> EXERCISE DESCRIPTION
Search the material below for the string "Write" and extract each line that has it.

> THE RECORDS
** begin **

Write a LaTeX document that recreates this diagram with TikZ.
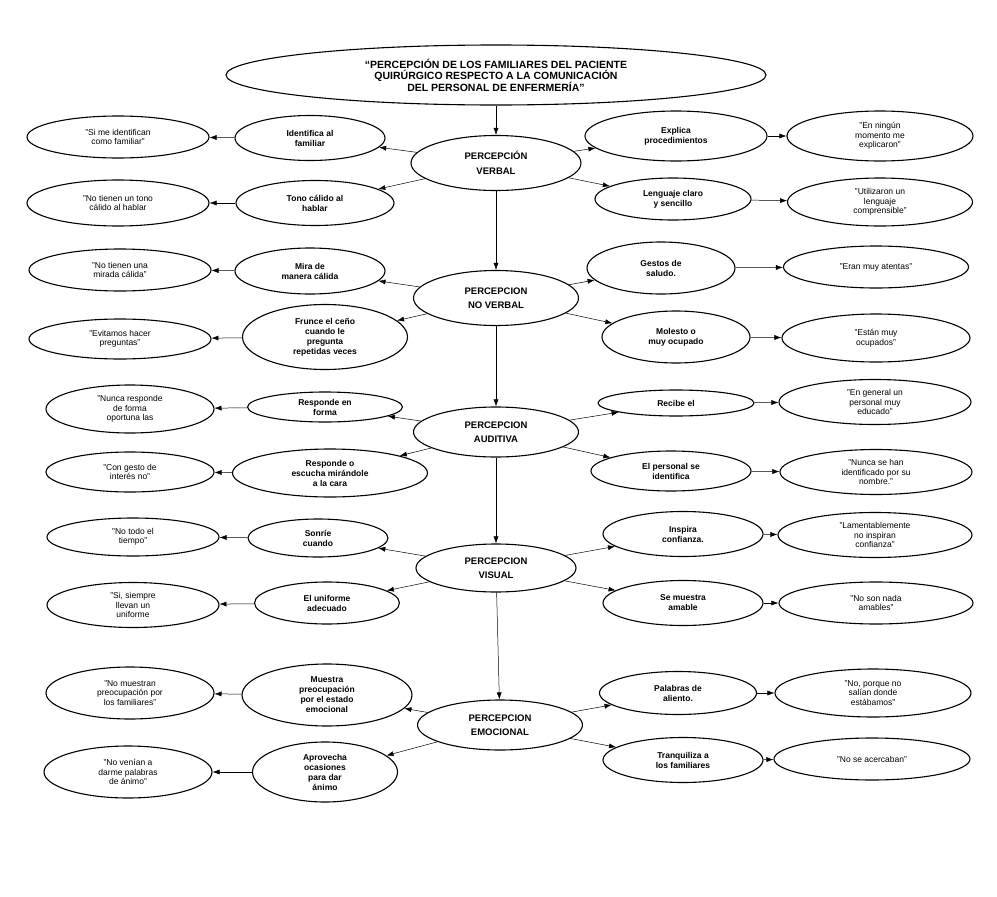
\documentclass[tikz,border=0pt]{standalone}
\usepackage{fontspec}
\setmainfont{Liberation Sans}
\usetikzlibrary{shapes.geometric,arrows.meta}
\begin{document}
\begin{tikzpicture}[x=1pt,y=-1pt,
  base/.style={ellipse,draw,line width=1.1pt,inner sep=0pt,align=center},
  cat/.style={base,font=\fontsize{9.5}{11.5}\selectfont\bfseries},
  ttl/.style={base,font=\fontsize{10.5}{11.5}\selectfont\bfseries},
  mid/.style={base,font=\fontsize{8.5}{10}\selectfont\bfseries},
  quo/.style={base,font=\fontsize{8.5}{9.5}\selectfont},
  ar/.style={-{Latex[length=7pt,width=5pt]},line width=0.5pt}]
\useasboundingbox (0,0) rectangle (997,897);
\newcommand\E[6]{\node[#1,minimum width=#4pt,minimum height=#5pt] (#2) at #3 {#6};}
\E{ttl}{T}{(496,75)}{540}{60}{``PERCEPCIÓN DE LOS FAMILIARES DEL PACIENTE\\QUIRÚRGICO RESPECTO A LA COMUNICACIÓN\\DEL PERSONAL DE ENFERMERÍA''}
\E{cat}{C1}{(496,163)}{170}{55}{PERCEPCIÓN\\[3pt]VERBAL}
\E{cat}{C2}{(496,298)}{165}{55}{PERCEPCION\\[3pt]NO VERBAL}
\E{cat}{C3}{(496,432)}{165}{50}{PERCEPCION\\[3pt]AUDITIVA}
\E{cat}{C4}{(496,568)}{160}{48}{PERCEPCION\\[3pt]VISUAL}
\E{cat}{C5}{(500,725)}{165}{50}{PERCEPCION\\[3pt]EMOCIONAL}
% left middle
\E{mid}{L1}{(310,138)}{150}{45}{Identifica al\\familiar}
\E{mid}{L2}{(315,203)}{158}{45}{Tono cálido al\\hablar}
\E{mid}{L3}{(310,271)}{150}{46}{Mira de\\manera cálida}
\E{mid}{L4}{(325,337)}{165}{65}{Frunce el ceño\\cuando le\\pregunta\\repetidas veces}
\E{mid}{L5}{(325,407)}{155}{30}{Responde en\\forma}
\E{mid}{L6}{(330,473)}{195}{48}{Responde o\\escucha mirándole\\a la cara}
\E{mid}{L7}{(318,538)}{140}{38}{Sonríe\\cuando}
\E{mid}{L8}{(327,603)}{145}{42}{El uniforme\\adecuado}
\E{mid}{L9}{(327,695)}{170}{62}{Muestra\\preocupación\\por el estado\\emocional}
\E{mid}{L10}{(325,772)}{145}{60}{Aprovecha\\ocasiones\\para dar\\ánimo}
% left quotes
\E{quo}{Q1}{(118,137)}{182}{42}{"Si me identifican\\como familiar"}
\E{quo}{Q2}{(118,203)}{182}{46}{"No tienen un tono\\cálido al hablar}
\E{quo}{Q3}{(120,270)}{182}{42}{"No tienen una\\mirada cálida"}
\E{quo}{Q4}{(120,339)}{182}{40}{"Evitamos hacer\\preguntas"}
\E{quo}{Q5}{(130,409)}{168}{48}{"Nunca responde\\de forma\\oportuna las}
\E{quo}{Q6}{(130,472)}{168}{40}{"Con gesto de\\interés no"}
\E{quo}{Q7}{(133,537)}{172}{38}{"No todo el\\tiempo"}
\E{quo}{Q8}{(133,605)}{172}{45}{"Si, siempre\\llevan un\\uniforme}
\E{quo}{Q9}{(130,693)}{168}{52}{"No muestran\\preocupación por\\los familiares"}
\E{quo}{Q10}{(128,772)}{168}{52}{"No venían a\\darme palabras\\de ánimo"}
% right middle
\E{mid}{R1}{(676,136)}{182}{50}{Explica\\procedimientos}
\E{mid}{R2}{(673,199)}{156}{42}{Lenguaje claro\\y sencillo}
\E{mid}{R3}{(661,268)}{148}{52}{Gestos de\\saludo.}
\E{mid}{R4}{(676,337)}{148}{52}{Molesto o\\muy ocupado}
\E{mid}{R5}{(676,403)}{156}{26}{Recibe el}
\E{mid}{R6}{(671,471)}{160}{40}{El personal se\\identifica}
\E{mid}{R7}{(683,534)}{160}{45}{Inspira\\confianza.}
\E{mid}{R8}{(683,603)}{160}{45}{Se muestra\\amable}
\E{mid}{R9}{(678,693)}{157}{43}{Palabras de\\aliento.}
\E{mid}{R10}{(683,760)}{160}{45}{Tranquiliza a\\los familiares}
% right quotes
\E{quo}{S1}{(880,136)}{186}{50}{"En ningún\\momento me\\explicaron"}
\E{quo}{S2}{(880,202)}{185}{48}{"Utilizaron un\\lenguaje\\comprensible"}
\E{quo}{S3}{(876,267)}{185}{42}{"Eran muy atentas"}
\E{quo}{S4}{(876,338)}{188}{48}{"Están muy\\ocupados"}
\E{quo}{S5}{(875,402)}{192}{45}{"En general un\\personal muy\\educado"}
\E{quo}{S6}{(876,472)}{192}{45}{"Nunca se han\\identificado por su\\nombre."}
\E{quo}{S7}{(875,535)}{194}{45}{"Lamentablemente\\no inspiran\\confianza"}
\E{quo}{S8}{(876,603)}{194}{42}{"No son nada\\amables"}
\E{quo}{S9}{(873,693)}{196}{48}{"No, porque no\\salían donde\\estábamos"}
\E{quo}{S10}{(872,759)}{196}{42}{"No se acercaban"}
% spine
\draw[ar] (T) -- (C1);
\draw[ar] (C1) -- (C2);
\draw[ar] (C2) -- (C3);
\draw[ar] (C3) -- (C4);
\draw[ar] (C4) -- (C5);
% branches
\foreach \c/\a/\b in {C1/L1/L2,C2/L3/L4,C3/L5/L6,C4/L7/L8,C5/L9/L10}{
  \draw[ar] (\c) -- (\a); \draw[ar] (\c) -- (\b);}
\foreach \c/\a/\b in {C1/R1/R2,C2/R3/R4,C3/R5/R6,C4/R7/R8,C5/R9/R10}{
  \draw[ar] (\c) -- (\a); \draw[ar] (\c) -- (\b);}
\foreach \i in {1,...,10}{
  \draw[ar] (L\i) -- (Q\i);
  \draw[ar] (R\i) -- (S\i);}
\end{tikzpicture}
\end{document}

** end **
** begin **

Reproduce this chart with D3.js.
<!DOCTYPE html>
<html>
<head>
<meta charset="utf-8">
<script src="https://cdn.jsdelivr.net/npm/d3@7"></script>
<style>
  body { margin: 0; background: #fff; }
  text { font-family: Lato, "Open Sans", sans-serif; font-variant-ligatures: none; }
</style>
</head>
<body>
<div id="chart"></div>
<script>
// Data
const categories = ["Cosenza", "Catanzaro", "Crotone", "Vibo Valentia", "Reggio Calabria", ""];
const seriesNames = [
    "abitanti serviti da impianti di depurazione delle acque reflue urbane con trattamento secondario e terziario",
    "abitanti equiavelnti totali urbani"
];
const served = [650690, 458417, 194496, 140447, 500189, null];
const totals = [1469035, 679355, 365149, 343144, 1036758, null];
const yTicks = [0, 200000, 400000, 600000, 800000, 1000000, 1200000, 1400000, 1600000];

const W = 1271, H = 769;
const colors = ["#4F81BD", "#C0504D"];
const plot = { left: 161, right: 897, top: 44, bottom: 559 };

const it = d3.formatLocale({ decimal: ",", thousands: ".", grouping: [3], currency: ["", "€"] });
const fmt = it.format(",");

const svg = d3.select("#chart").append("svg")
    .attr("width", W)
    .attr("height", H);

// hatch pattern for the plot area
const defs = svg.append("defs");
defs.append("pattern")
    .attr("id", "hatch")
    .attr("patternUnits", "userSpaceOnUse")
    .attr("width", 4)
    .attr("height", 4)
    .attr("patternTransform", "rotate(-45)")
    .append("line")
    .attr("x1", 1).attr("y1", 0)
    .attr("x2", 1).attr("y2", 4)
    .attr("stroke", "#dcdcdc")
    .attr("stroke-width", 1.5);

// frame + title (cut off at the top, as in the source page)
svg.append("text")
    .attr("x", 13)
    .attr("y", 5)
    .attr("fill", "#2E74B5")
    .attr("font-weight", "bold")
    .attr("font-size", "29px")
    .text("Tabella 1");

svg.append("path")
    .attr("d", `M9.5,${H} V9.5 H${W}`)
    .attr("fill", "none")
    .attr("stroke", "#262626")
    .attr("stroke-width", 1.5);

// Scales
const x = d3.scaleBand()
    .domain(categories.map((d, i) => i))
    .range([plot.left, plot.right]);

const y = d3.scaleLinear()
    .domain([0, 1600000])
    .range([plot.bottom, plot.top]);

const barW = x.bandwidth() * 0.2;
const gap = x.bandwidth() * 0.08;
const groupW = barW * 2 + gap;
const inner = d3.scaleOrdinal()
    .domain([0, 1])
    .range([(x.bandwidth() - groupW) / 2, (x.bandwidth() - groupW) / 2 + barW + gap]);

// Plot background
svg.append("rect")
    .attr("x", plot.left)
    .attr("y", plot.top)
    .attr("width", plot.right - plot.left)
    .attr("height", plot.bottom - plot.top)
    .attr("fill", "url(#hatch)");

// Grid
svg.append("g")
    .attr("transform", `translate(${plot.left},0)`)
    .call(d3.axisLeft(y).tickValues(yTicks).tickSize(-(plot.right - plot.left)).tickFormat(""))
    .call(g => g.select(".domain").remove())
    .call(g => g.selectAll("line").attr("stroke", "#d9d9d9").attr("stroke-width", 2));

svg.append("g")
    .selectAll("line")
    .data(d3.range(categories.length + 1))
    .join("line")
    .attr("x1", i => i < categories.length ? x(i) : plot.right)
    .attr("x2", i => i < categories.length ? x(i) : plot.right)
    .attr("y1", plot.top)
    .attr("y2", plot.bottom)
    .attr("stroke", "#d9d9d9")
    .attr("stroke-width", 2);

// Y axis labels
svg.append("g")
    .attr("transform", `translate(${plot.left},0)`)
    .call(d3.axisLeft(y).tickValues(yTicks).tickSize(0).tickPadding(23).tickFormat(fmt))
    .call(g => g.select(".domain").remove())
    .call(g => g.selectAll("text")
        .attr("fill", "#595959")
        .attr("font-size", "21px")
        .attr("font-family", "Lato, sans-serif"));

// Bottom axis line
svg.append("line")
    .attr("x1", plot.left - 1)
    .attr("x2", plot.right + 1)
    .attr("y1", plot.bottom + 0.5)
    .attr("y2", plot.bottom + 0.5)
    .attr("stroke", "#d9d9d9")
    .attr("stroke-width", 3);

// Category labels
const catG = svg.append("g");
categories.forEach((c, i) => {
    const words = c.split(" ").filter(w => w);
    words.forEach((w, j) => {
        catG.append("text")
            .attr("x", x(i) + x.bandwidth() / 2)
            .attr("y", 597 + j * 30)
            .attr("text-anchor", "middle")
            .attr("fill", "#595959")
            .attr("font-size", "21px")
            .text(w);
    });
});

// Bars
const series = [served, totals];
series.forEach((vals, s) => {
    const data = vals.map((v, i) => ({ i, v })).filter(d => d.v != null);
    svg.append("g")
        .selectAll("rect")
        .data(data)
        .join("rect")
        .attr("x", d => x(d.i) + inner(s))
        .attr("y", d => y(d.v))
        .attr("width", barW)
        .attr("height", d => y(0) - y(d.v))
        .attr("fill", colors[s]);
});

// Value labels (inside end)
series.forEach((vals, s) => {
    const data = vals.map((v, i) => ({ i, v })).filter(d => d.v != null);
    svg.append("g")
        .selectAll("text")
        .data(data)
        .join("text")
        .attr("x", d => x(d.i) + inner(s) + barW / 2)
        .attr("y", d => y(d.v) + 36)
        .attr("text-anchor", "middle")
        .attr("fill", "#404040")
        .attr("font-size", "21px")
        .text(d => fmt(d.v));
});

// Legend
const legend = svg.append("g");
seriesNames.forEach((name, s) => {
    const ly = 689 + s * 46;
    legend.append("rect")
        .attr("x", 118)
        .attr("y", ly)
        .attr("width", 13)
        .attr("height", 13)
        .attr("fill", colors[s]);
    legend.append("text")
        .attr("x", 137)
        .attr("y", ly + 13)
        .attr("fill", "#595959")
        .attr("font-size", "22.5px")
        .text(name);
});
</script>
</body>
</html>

** end **
** begin **

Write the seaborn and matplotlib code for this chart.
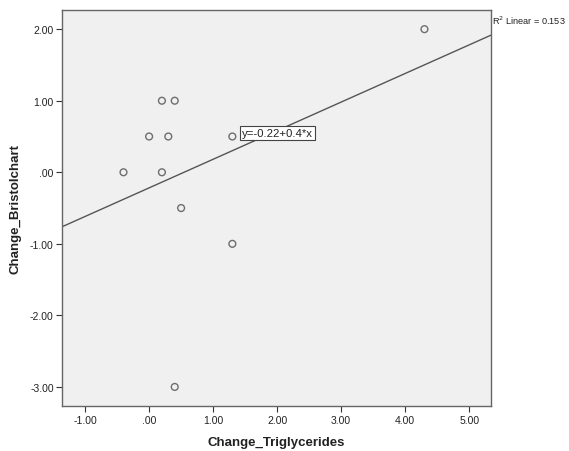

** end **

> THE OUTPUT
Write a LaTeX document that recreates this diagram with TikZ.
Write the seaborn and matplotlib code for this chart.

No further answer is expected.